Wölkchen wurde ruhiger und schloss fast die Augen. Ich beschloss daher, mich mit ihr ins Bett zu legen. Doch plötzlich fing sie an zu brüllen. Für mich war nicht ersichtlich, was der Grund dafür war, außer ihre immense Müdigkeit. Oder war es die fehlende Routine des Kindergartens? Was auch immer sie störte, sie konnte es mir nicht mitteilen. Ich legte mich dennoch mit ihr hin, doch sie weinte und brüllte, japste und jammerte. Ich gab auf und verließ wütend das Schlafzimmer.

Und da saß ich nun und aß meine kalten Nudeln. Trotzig angesichts der Tatsache, dass Wölkchen meine Hingabe mit Gebrüll honorierte. Da opfere ich mich drei Tage lang für sie auf, und ernte dennoch Geschrei. Ich verstand es nicht. Es war wie früher. Ich fühlte mich missverstanden und hilflos.

Schuldgefühle

Und dann kam sie wieder über mich, diese Schuld. Was war ich für eine Mutter, die ihr Kind weinend im Schlafzimmer zurück ließ? Kein Wunder, dass Wölkchen so aufgelöst war. Sie erkannte ihre eigene Mutter nicht mehr wieder. So wütend, so verständnislos, so kalt. Ich drückte mein Wölkchen und wir schauten uns ein Buch an. Sie beruhigte sich. Doch die Müdigkeit blieb. Sie musste schlafen. Kurz überlegte ich, ob ich sie einfach ins Auto packte. Doch das wäre für mich nicht befriedigend. Also nahm ich sie erneut mit und ging ins Schlafzimmer. Sie weinte augenblicklich los. Ich drückte sie und erklärte ihr, dass es wichtig sei, dass sie etwas schläft. Sie weinte und japste weiter, zeigte auf die Tür und weinte erneut. Ich fragte sie, ob sie ein „Aua“ hätte, sie verneinte. Irgendwann wurden die Schluchzer weniger und sie ruhiger. Dann verstummte sie ganz. Auf mir sitzend schloss sie die Augen. Ich drückte sie an mich und sie schlief ein. Eng an mich gekuschelt. So hielt ich eine Weile inne. Dann legte ich sie vorsichtig ab und vergrub mein Gesicht in ihren Rücken. Ich lauschte ihren rasselnden Atemzügen und spürte die Wärme, die sie verströmte. Mit schwerem Herzen sog ich ihre Nähe ein, so wie Wölkchen es die letzten drei Tage bei mir getan hatte. Doch sie hatte sich nichts vorzuwerfen. In mir indes wanderten meine Gedanken zu den letzten Minuten zurück und ich fragte mich nur eins: würde mir mein Wölkchen verzeihen?

Eure Wiebke

3 Comments

  1. 3 Februar 2017 at 8:14 pm

    Hallo Wiebke,

    Auch Mamas brauchen manchmal eine kurze Verschnaufpause.
    In den zwei Minuten mit den kalten Nudeln könntest du so viel Kraft zusammensammeln, dass du danach wieder voll und ganz für Wölkchen da warst.

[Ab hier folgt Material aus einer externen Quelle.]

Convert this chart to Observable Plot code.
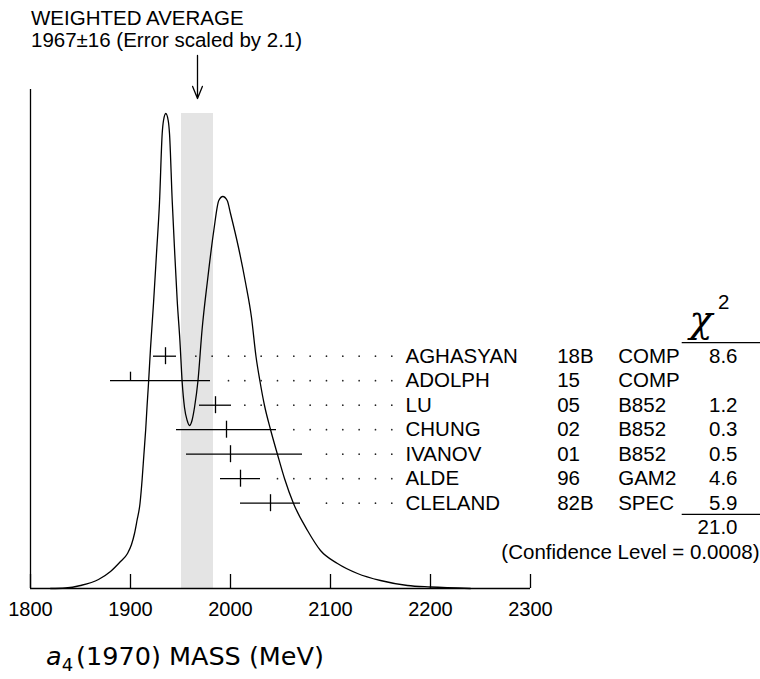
<!DOCTYPE html>
<html><head><meta charset="utf-8">
<script src="https://cdn.jsdelivr.net/npm/d3@7"></script>
<script src="https://cdn.jsdelivr.net/npm/@observablehq/plot@0.6"></script>
<style>
html,body{margin:0;padding:0;background:#fff;}
#chart{width:760px;height:679px;}
#chart svg{display:block;}
</style>
</head><body><div id="chart"></div>
<script>
// ---------- data ----------
const authors    = ["AGHASYAN","ADOLPH","LU","CHUNG","IVANOV","ALDE","CLELAND"];
const years      = ["18B","15","05","02","01","96","82B"];
const techniques = ["COMP","COMP","B852","B852","B852","GAM2","SPEC"];
const values     = [1935, 1900, 1985, 1996, 2000, 2010, 2040];
const errLow     = [12, 20, 16, 50, 44, 20, 30];
const errHigh    = [11, 80, 16, 50, 72, 20, 30];
const usedInFit  = [true, false, true, true, true, true, true];
const chi2       = ["8.6","","1.2","0.3","0.5","4.6","5.9"];
const chi2Total  = "21.0";
const confidence = "(Confidence Level = 0.0008)";
const average = 1967, averageError = 16, errorScale = 2.1;
const xTicks = [1800, 1900, 2000, 2100, 2200, 2300];
const titleLine1 = "WEIGHTED AVERAGE";
const titleLine2 = `${average}\u00b1${averageError} (Error scaled by ${errorScale})`;
// ideogram curve (mass in MeV, height in arbitrary units)
const ideoMass = [1820,1835,1850,1868,1880,1890,1897,1901,1904,1906.5,1909.5,1911.7,1913.4,1915.2,1916.6,1918,1920,1923,1926,1929,1931.7,1933,1935.3,1937.7,1939,1941.7,1944,1946.7,1949.4,1951.7,1954,1956.7,1959,1961.5,1964,1967.5,1971.5,1977,1983.3,1988.3,1992.3,1996.7,2000,2008,2015,2021,2025.5,2029.5,2034,2040,2047,2054,2063,2077,2090,2107,2127,2150,2177,2200,2240];
const ideoHeight = [0,0.5,3,9,17,27,35,44,55,68,85,110,134,159,183,205,240,285,335,386,455,468,475,468,455,388,340,288,248,206,181,168,163,168,181,208,258,308,358,388,392,388,375,341,306,271,232,207,183,159,134,110,85,58,38,25,15,8,3,1.5,0];

// ---------- layout constants ----------
const W = 760, H = 679;
const rowTop = 232.3, rowStep = 24.5;          // table rows (units above baseline)
const dotStep = 16.33, dotEnd = 2161.3, dotGap = 11;
const tickLen = 14, barTick = 8.5;
const font = '"Liberation Sans", Arial, Helvetica, sans-serif';
const fs = 20.5;

const curve = ideoMass.map((m, i) => ({m, h: ideoHeight[i]}));
const bandTop = d3.max(ideoHeight);
const rows = authors.map((a, i) => ({
  author: a, year: years[i], tech: techniques[i], chi2: chi2[i],
  value: values[i], lo: values[i] - errLow[i], hi: values[i] + errHigh[i],
  used: usedInFit[i], y: rowTop - i * rowStep
}));
const dots = rows.flatMap(r =>
  d3.range(0, 30).map(k => dotEnd - k * dotStep)
    .filter(x => x > r.hi + dotGap).map(x => ({x, y: r.y})));
const extra = [
  {text: chi2Total, y: rowTop - 7 * rowStep},
];

const plot = Plot.plot({
  width: W, height: H,
  marginLeft: 30, marginRight: 230, marginTop: 0, marginBottom: 91,
  x: {domain: [1800, 2300], axis: null},
  y: {domain: [0, 500], range: [588, 88], axis: null},
  style: {fontFamily: font, fontSize: fs + "px", background: "white", color: "black", overflow: "visible"},
  marks: [
    Plot.rect([0], {x1: () => average - averageError, x2: () => average + averageError, y1: () => 0, y2: () => bandTop, fill: "#e4e4e4"}),
    Plot.line(curve, {x: "m", y: "h", curve: "monotone-x", stroke: "black", strokeWidth: 1.3}),
    Plot.ruleY([0], {stroke: "black", strokeWidth: 1.3}),
    Plot.ruleX([1800], {y1: 0, y2: 499, stroke: "black", strokeWidth: 1.3}),
    Plot.ruleX(xTicks, {x: d => d, y1: 0, y2: tickLen, stroke: "black", strokeWidth: 1.3}),
    Plot.text(xTicks, {x: d => d, y: 0, dy: 21, text: d => String(d), fontSize: 20, lineAnchor: "middle"}),
    Plot.arrow([0], {x1: () => average, x2: () => average, y1: () => bandTop + 15 + 43, y2: () => bandTop + 15, headLength: 15, headAngle: 44, stroke: "black", strokeWidth: 1.3}),
    // measurements
    Plot.ruleY(rows, {y: "y", x1: "lo", x2: "hi", stroke: "black", strokeWidth: 1.3}),
    Plot.ruleX(rows, {x: "value", y1: d => d.used ? d.y - barTick : d.y, y2: d => d.y + barTick, stroke: "black", strokeWidth: 1.3}),
    Plot.dot(dots, {x: "x", y: "y", r: 0.85, fill: "#222"}),
    // table
    Plot.text(rows, {y: "y", text: "author", frameAnchor: "left", dx: 375, textAnchor: "start", lineAnchor: "middle"}),
    Plot.text(rows, {y: "y", text: "year", frameAnchor: "left", dx: 526.7, textAnchor: "start", lineAnchor: "middle"}),
    Plot.text(rows, {y: "y", text: "tech", frameAnchor: "left", dx: 587.7, textAnchor: "start", lineAnchor: "middle"}),
    Plot.text(rows, {y: "y", text: "chi2", frameAnchor: "left", dx: 707, textAnchor: "end", lineAnchor: "middle"}),
    Plot.text(extra, {y: "y", text: "text", frameAnchor: "left", dx: 707, textAnchor: "end", lineAnchor: "middle"}),
    Plot.text([confidence], {y: () => rowTop - 8 * rowStep, text: d => d, frameAnchor: "left", dx: 729, textAnchor: "end", lineAnchor: "middle"})
  ]
});

const svg = d3.select(plot);
const ys = v => plot.scale("y").apply(v);
// title
svg.append("text").attr("x", 31).attr("y", 25).attr("text-anchor", "start").attr("font-size", fs).attr("font-family", font).text(titleLine1);
svg.append("text").attr("x", 31).attr("y", 47).attr("text-anchor", "start").attr("font-size", fs).attr("font-family", font).text(titleLine2);
// chi-square header and table rules
svg.append("text").attr("x", 701).attr("y", 332).attr("text-anchor", "middle")
  .attr("font-family", '"DejaVu Serif", "Liberation Serif", serif').attr("font-style", "italic").attr("font-size", 38).text("\u03c7");
svg.append("text").attr("x", 718).attr("y", 309).attr("text-anchor", "start").attr("font-family", font).attr("font-size", fs).text("2");
const lineY1 = ys(rowTop) - 13, lineY2 = ys(rowTop - 6 * rowStep) + 11.6;
[lineY1, lineY2].forEach(y => svg.append("line").attr("x1", 681.7).attr("x2", 760)
  .attr("y1", y).attr("y2", y).attr("stroke", "black").attr("stroke-width", 1.3));
// x axis title
const lab = svg.append("text").attr("x", 46).attr("y", 665).attr("text-anchor", "start")
  .attr("font-family", '"DejaVu Sans", sans-serif').attr("font-size", 25.5);
lab.append("tspan").attr("font-style", "italic").text("a");
lab.append("tspan").attr("font-size", 18).attr("dy", 6).text("4");
lab.append("tspan").attr("dy", -6).attr("dx", 3).text("(1970) MASS (MeV)");

document.getElementById("chart").appendChild(plot);
</script>
</body></html>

    Mach dir keine Vorwürfe.

    Viele Grüße
    Mama Maus

    • 3 Februar 2017 at 9:09 pm

      Meine liebe Mama Maus,
      Ja das stimmt, ich brauche auch mal eine Verschnaufspause. Und vielleicht war die Nudelzeit wirklich die Zeit, die ich brauchte, um über das Geschehene nachzudenken.
      Das heulende, verrotzte Wölkchen geht mir dennoch nicht aus dem Kopf.
      LG Wiebke

  2. Meta
    Antworten
    4 Februar 2017 at 10:29 am

    Aber weißt du, Wölkchen wußte, wo du bist und ist zu dir gekommen und du hast sie lieb empfangen. Das ist wichtig. Sie ist mobil, sie liegt nicht hilflos auf dem Bettchen – wie als Säugling und muss „hoffen“, dass du wieder kommst. Sie kann sich auf machen – auf dem Weg zu dir und dass sie hat erfolgreich getan! Du bist eine ganz liebe Mama! Und schwache Momente gehören dazu – zu jeder Mama! Wölkchen hat dir schon längst verziehen!!